* Do this
Find all lines in the records that include the word "page", and copy them out.

* Data for the task
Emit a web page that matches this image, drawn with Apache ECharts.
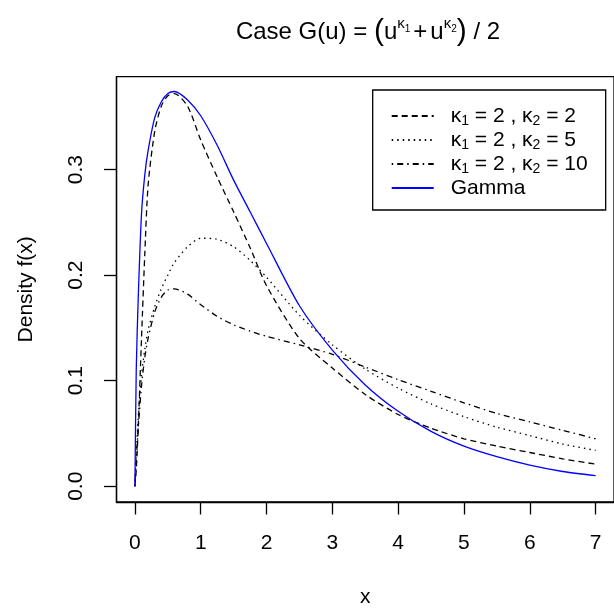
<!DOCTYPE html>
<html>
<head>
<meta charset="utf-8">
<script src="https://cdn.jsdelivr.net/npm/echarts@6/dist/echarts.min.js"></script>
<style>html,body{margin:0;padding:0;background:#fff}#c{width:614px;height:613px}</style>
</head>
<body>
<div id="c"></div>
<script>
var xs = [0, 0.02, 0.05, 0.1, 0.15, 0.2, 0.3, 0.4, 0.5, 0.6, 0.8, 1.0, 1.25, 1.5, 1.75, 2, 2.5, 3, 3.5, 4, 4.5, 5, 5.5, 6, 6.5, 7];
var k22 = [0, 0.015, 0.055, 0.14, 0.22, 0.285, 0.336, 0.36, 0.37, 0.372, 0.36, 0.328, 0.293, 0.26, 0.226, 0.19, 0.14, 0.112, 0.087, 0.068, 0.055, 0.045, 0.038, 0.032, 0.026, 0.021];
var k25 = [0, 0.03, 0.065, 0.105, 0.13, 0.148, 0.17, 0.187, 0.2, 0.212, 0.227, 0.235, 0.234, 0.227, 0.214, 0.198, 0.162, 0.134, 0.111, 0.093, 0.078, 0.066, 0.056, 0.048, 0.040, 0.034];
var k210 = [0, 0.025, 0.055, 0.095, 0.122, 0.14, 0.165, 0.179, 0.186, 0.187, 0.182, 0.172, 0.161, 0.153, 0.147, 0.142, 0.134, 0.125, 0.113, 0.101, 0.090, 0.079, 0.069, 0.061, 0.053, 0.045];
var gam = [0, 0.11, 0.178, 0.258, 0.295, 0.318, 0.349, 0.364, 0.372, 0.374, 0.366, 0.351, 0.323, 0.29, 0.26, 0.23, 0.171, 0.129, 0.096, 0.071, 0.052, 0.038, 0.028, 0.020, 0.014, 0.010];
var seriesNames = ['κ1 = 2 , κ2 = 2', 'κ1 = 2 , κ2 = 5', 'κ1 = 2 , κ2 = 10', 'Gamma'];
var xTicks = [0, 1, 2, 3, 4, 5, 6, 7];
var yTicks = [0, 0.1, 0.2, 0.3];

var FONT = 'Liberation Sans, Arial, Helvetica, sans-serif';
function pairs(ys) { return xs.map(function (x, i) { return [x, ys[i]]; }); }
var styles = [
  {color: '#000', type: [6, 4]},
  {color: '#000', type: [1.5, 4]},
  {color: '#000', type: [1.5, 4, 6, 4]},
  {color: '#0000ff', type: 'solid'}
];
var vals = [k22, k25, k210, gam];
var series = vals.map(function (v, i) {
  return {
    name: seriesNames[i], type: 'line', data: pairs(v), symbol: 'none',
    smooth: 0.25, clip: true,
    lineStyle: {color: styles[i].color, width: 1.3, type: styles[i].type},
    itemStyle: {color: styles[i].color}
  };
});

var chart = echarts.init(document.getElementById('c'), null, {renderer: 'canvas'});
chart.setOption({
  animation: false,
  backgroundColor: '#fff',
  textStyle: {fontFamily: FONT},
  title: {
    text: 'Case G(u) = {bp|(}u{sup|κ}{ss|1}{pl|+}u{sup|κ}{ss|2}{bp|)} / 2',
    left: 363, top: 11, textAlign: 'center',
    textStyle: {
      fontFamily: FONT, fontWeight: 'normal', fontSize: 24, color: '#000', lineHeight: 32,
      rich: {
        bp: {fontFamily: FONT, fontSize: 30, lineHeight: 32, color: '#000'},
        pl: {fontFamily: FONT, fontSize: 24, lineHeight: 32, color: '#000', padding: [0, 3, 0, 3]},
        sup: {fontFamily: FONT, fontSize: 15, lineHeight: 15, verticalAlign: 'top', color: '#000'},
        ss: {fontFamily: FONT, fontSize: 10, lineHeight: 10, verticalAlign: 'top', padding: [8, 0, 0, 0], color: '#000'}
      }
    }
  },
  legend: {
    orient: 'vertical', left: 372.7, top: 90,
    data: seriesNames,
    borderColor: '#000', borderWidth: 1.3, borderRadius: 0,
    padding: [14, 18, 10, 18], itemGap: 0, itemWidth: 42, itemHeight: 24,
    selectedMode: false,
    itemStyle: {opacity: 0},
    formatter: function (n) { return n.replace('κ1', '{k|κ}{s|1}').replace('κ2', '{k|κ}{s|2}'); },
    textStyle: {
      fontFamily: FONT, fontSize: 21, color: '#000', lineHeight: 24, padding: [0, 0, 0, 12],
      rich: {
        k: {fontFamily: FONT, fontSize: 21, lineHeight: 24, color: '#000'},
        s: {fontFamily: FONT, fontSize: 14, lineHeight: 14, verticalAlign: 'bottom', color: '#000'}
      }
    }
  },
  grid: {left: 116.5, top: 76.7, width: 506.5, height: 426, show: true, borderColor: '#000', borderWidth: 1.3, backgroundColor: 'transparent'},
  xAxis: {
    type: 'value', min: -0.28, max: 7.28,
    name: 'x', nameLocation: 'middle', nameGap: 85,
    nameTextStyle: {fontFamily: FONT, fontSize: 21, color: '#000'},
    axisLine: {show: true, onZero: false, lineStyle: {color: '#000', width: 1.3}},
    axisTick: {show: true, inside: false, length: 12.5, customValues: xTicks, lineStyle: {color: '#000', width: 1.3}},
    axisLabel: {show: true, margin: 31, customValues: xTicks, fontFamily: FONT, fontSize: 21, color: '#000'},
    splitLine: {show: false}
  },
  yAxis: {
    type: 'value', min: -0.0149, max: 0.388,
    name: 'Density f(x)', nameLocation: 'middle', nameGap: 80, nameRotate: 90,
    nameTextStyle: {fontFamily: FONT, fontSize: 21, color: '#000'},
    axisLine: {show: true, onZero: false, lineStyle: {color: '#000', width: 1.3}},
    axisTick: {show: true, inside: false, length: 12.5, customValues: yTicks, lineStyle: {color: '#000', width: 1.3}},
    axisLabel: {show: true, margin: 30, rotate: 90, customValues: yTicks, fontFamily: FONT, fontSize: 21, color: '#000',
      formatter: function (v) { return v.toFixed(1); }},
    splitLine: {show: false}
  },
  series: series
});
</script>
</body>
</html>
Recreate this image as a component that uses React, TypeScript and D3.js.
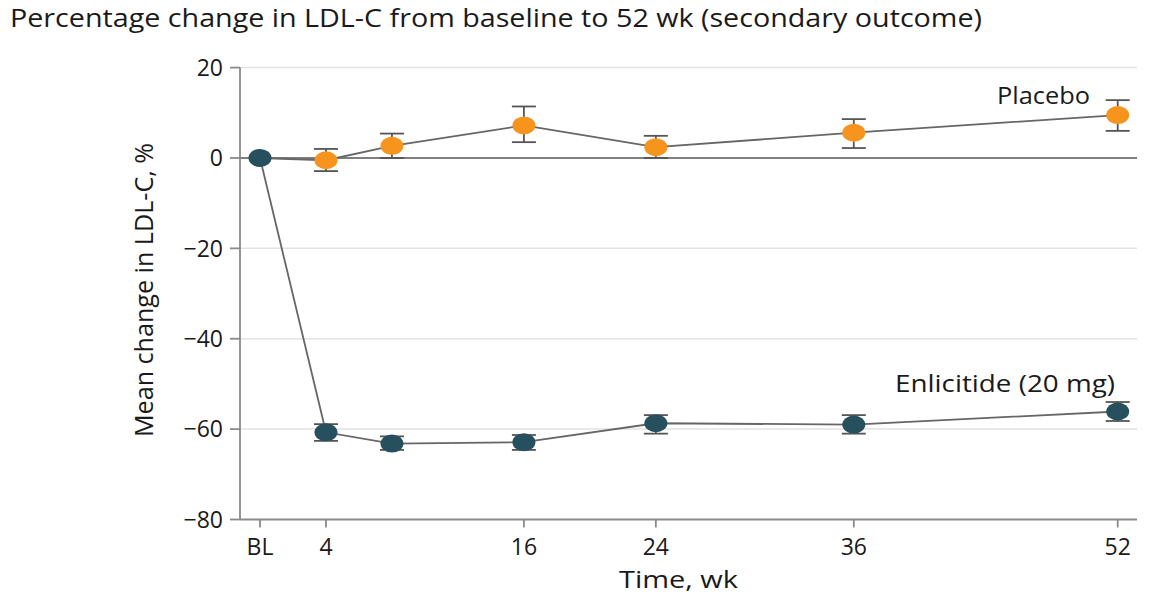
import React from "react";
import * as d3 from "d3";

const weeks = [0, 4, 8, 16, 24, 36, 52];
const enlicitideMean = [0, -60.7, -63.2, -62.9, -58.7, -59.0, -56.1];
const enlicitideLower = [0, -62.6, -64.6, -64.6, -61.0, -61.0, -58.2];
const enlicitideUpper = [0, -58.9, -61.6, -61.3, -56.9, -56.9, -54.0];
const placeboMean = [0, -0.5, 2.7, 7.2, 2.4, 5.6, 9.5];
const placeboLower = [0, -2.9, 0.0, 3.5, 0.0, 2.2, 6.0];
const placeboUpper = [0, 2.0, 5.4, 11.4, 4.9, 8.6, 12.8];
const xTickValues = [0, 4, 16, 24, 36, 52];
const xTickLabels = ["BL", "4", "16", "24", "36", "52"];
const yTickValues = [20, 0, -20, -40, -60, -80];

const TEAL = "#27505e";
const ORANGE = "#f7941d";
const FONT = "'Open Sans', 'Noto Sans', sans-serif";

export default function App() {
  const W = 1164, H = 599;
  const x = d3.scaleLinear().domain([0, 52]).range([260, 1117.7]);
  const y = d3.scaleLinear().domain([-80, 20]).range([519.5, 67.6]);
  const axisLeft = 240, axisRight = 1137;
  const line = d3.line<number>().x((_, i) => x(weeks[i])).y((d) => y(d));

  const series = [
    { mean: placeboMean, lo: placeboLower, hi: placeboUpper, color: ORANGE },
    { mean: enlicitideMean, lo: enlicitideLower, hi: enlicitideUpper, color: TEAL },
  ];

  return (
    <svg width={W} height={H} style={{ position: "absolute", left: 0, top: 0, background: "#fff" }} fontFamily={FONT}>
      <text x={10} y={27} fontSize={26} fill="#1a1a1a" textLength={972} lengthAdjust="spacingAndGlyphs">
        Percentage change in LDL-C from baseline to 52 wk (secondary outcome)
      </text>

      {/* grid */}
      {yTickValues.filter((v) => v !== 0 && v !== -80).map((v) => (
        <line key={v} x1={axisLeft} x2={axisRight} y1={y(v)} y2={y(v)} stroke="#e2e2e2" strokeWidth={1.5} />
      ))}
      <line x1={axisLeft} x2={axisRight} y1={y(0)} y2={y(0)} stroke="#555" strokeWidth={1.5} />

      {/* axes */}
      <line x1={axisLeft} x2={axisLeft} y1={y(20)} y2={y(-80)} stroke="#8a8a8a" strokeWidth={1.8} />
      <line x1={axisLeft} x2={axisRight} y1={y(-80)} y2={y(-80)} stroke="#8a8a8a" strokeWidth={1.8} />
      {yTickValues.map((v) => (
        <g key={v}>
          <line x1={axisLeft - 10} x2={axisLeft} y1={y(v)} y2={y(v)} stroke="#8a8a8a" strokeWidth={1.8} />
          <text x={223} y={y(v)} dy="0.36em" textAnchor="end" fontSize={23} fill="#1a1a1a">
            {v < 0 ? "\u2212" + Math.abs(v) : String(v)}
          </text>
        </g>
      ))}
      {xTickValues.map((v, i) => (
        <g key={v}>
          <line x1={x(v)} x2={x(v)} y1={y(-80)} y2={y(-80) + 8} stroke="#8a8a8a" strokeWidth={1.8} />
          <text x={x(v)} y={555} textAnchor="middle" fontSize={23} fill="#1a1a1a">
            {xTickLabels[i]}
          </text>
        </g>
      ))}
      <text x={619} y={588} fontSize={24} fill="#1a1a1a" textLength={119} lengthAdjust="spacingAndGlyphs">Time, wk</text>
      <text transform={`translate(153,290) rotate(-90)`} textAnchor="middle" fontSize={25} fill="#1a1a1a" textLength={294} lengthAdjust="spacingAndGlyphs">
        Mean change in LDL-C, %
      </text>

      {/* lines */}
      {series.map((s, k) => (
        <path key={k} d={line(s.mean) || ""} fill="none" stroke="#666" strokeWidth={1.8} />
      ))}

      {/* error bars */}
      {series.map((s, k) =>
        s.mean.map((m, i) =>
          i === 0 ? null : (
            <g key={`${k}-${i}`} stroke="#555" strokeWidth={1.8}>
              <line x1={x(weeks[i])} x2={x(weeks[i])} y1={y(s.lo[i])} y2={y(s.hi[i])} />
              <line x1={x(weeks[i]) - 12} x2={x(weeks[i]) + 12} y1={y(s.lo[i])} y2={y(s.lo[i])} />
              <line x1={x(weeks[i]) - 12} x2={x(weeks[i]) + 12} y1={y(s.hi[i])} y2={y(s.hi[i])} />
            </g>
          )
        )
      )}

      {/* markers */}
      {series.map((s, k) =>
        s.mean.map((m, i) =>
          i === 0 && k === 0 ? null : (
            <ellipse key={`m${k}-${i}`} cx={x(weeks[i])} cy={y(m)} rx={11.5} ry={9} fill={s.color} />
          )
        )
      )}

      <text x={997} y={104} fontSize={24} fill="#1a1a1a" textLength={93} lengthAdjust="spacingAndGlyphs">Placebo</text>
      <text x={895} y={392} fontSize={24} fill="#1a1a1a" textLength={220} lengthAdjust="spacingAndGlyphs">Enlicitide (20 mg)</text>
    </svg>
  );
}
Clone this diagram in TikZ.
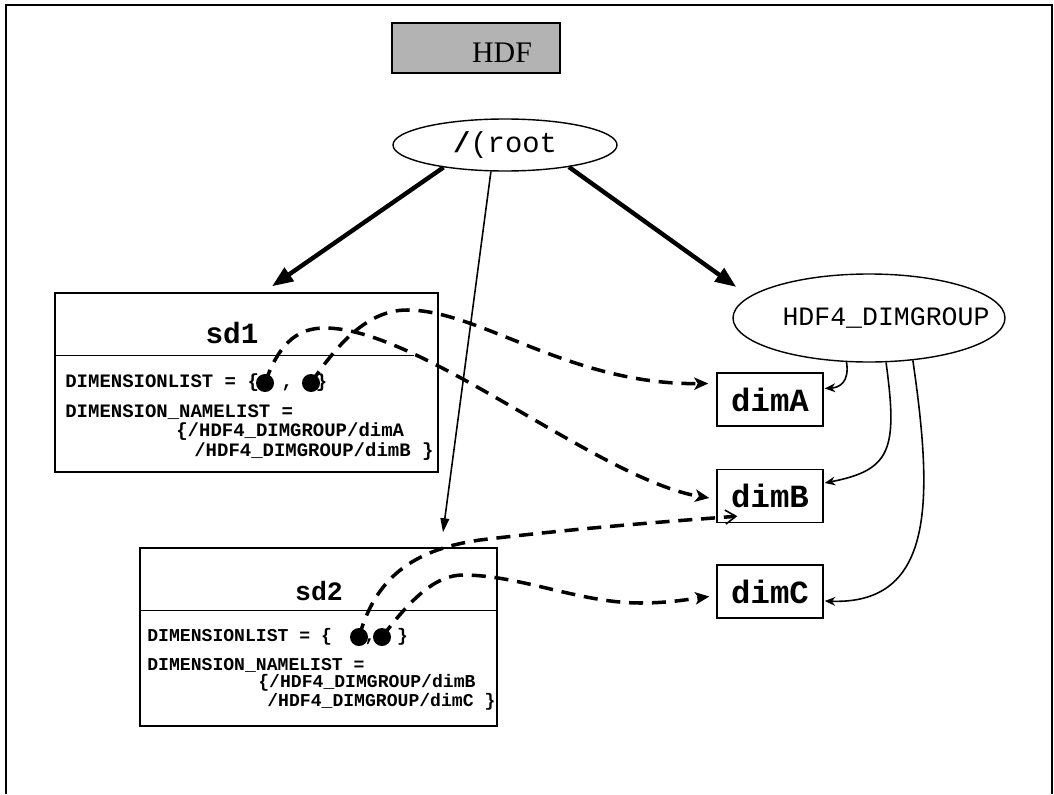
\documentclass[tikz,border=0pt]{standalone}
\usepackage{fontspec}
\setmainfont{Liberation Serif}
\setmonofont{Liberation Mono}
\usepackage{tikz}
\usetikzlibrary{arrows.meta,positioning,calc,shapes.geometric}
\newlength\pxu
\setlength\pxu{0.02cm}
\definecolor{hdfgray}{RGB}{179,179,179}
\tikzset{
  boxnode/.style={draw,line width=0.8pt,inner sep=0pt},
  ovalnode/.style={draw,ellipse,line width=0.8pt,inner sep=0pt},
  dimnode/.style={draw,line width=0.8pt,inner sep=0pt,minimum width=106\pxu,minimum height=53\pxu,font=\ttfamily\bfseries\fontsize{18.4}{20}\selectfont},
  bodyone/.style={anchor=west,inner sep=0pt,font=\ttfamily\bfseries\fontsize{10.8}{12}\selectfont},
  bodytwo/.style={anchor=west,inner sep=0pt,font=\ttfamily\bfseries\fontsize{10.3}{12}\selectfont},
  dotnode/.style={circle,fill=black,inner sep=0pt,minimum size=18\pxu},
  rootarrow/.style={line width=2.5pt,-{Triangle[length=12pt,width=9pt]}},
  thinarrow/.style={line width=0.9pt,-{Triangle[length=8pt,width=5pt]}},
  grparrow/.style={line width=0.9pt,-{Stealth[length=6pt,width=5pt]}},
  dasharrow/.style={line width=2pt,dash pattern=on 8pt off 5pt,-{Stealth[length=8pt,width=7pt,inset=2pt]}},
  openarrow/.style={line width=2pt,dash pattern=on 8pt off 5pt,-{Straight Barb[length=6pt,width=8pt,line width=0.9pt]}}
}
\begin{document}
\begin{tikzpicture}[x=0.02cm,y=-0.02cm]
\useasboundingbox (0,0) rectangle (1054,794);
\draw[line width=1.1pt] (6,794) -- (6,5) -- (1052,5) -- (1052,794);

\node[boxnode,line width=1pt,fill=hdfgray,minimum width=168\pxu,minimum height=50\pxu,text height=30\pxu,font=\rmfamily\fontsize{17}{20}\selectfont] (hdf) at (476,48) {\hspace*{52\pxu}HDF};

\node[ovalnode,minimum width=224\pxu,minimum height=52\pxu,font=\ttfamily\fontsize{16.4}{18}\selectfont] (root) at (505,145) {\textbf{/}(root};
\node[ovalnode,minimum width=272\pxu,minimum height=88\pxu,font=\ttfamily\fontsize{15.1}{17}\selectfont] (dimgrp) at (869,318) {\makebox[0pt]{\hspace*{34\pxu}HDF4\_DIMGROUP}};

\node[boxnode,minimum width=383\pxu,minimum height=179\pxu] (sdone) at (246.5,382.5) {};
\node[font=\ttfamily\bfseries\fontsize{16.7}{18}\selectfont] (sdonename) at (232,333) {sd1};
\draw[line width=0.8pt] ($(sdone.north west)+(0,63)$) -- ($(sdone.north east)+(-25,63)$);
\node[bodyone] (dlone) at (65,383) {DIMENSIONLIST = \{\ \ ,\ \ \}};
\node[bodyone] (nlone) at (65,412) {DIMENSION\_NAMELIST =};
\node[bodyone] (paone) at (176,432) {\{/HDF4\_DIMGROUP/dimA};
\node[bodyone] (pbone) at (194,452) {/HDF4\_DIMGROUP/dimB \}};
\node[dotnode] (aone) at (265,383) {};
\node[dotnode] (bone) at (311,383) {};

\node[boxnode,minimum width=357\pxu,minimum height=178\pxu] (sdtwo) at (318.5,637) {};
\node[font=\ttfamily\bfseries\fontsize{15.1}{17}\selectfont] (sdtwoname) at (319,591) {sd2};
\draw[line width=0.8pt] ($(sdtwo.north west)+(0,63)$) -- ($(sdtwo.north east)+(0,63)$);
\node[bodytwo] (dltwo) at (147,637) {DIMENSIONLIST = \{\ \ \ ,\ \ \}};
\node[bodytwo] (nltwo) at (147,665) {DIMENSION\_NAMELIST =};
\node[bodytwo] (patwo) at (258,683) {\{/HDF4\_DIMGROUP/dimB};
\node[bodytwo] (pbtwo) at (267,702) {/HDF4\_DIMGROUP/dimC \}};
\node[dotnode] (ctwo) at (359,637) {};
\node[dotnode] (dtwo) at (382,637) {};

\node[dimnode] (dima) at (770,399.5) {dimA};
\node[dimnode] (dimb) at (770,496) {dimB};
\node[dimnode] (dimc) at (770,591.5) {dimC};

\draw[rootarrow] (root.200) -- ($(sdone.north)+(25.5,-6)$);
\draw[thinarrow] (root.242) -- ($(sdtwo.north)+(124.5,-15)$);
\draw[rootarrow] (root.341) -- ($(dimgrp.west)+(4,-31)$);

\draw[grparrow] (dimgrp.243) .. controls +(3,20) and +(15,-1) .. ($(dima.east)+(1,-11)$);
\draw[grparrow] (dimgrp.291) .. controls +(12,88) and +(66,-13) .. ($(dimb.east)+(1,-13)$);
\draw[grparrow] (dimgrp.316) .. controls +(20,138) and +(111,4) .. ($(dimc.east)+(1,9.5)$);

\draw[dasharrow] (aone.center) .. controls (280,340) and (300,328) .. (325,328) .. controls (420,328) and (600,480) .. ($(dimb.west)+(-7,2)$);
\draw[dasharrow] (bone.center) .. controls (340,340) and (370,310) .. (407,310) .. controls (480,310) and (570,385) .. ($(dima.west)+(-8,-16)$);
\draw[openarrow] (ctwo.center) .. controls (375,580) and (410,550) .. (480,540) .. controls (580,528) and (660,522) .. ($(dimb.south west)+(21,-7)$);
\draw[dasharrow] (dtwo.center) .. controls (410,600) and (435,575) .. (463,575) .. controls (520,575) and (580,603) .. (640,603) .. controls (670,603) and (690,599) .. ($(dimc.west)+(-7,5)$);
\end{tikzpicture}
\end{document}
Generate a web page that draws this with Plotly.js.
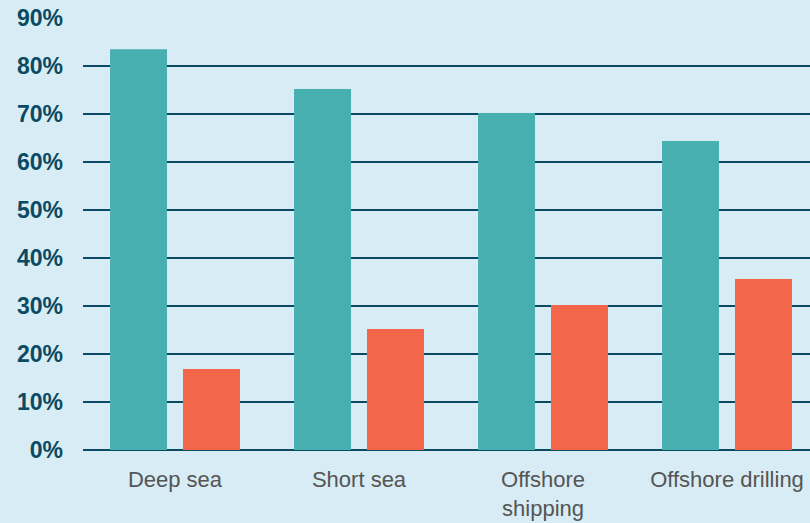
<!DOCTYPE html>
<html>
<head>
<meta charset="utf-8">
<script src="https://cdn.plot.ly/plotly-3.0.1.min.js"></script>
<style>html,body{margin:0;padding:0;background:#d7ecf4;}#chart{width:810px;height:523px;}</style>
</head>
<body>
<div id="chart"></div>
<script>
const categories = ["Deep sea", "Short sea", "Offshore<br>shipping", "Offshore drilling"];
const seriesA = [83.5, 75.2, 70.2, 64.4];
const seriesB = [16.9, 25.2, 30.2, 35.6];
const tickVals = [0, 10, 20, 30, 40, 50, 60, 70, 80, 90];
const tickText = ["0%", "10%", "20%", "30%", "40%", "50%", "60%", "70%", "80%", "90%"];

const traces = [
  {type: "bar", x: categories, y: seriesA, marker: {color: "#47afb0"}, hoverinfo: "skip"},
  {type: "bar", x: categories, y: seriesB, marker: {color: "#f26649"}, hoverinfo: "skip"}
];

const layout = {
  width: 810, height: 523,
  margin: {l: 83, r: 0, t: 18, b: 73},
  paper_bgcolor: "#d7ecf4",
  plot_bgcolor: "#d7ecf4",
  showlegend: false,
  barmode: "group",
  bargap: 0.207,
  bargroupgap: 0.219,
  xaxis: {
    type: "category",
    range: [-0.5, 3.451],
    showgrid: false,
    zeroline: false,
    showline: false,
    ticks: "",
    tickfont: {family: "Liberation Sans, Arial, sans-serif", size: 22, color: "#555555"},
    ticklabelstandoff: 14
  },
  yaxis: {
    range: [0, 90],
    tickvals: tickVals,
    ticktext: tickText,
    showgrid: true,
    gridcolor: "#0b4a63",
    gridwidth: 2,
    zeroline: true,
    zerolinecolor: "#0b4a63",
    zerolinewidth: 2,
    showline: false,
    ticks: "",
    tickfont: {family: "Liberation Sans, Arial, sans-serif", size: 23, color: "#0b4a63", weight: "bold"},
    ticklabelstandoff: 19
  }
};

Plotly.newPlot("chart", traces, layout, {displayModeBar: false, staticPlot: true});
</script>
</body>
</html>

* Solution
Emit a web page that matches this image, drawn with Apache ECharts.
Generate a web page that draws this with Plotly.js.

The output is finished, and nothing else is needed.